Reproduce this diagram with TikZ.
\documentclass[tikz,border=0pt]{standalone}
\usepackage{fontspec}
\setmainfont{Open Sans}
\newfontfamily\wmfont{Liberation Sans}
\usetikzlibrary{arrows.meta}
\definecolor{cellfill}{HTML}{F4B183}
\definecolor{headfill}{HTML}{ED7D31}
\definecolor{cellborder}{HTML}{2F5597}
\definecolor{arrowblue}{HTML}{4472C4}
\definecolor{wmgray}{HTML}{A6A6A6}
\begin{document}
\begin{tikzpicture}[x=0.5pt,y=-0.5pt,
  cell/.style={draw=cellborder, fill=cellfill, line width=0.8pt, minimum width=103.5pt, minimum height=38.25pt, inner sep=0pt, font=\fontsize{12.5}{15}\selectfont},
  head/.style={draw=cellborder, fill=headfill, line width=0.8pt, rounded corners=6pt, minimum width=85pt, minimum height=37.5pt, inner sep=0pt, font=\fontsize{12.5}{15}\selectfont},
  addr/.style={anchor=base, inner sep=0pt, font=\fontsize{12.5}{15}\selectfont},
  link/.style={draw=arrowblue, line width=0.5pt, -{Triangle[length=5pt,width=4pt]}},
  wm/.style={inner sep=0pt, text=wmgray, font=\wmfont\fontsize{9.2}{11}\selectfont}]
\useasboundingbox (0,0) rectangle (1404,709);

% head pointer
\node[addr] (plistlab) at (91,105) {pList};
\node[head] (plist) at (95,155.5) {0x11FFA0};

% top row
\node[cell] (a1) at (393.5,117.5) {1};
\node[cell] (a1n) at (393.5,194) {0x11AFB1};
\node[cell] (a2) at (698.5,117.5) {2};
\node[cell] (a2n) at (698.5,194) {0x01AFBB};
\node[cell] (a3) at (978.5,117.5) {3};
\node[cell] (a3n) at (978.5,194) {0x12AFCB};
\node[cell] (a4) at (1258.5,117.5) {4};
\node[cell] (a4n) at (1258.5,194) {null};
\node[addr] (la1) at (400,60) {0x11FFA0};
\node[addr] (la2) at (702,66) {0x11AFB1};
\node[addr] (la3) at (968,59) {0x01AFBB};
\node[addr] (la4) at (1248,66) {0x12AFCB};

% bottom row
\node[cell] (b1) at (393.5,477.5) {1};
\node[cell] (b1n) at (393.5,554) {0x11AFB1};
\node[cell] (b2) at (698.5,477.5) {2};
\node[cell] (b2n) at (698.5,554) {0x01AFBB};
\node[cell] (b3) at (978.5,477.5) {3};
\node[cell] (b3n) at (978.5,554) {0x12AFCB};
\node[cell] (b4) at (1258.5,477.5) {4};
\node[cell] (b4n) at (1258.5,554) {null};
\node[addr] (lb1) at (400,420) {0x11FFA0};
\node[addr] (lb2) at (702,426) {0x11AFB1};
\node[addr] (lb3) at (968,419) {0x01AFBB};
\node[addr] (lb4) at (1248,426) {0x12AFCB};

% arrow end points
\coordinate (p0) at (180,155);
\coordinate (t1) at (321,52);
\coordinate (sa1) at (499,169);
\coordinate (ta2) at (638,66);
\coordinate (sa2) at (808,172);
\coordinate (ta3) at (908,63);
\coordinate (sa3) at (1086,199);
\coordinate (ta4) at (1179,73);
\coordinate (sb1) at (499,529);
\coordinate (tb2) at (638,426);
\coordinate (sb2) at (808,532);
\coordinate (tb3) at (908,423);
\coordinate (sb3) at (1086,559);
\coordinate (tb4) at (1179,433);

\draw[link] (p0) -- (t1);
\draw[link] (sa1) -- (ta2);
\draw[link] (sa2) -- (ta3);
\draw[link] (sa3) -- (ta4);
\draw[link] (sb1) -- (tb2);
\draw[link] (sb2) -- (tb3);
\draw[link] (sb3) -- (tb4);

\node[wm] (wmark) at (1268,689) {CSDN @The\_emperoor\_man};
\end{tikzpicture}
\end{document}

◇ ◇ ◇ ◇ ◇ ◇ ◇

Written problem:
Repeat the listing in full, keeping every line exactly as it is.

The output:
Reproduce this diagram with TikZ.
\documentclass[tikz,border=0pt]{standalone}
\usepackage{fontspec}
\setmainfont{Open Sans}
\newfontfamily\wmfont{Liberation Sans}
\usetikzlibrary{arrows.meta}
\definecolor{cellfill}{HTML}{F4B183}
\definecolor{headfill}{HTML}{ED7D31}
\definecolor{cellborder}{HTML}{2F5597}
\definecolor{arrowblue}{HTML}{4472C4}
\definecolor{wmgray}{HTML}{A6A6A6}
\begin{document}
\begin{tikzpicture}[x=0.5pt,y=-0.5pt,
  cell/.style={draw=cellborder, fill=cellfill, line width=0.8pt, minimum width=103.5pt, minimum height=38.25pt, inner sep=0pt, font=\fontsize{12.5}{15}\selectfont},
  head/.style={draw=cellborder, fill=headfill, line width=0.8pt, rounded corners=6pt, minimum width=85pt, minimum height=37.5pt, inner sep=0pt, font=\fontsize{12.5}{15}\selectfont},
  addr/.style={anchor=base, inner sep=0pt, font=\fontsize{12.5}{15}\selectfont},
  link/.style={draw=arrowblue, line width=0.5pt, -{Triangle[length=5pt,width=4pt]}},
  wm/.style={inner sep=0pt, text=wmgray, font=\wmfont\fontsize{9.2}{11}\selectfont}]
\useasboundingbox (0,0) rectangle (1404,709);

% head pointer
\node[addr] (plistlab) at (91,105) {pList};
\node[head] (plist) at (95,155.5) {0x11FFA0};

% top row
\node[cell] (a1) at (393.5,117.5) {1};
\node[cell] (a1n) at (393.5,194) {0x11AFB1};
\node[cell] (a2) at (698.5,117.5) {2};
\node[cell] (a2n) at (698.5,194) {0x01AFBB};
\node[cell] (a3) at (978.5,117.5) {3};
\node[cell] (a3n) at (978.5,194) {0x12AFCB};
\node[cell] (a4) at (1258.5,117.5) {4};
\node[cell] (a4n) at (1258.5,194) {null};
\node[addr] (la1) at (400,60) {0x11FFA0};
\node[addr] (la2) at (702,66) {0x11AFB1};
\node[addr] (la3) at (968,59) {0x01AFBB};
\node[addr] (la4) at (1248,66) {0x12AFCB};

% bottom row
\node[cell] (b1) at (393.5,477.5) {1};
\node[cell] (b1n) at (393.5,554) {0x11AFB1};
\node[cell] (b2) at (698.5,477.5) {2};
\node[cell] (b2n) at (698.5,554) {0x01AFBB};
\node[cell] (b3) at (978.5,477.5) {3};
\node[cell] (b3n) at (978.5,554) {0x12AFCB};
\node[cell] (b4) at (1258.5,477.5) {4};
\node[cell] (b4n) at (1258.5,554) {null};
\node[addr] (lb1) at (400,420) {0x11FFA0};
\node[addr] (lb2) at (702,426) {0x11AFB1};
\node[addr] (lb3) at (968,419) {0x01AFBB};
\node[addr] (lb4) at (1248,426) {0x12AFCB};

% arrow end points
\coordinate (p0) at (180,155);
\coordinate (t1) at (321,52);
\coordinate (sa1) at (499,169);
\coordinate (ta2) at (638,66);
\coordinate (sa2) at (808,172);
\coordinate (ta3) at (908,63);
\coordinate (sa3) at (1086,199);
\coordinate (ta4) at (1179,73);
\coordinate (sb1) at (499,529);
\coordinate (tb2) at (638,426);
\coordinate (sb2) at (808,532);
\coordinate (tb3) at (908,423);
\coordinate (sb3) at (1086,559);
\coordinate (tb4) at (1179,433);

\draw[link] (p0) -- (t1);
\draw[link] (sa1) -- (ta2);
\draw[link] (sa2) -- (ta3);
\draw[link] (sa3) -- (ta4);
\draw[link] (sb1) -- (tb2);
\draw[link] (sb2) -- (tb3);
\draw[link] (sb3) -- (tb4);

\node[wm] (wmark) at (1268,689) {CSDN @The\_emperoor\_man};
\end{tikzpicture}
\end{document}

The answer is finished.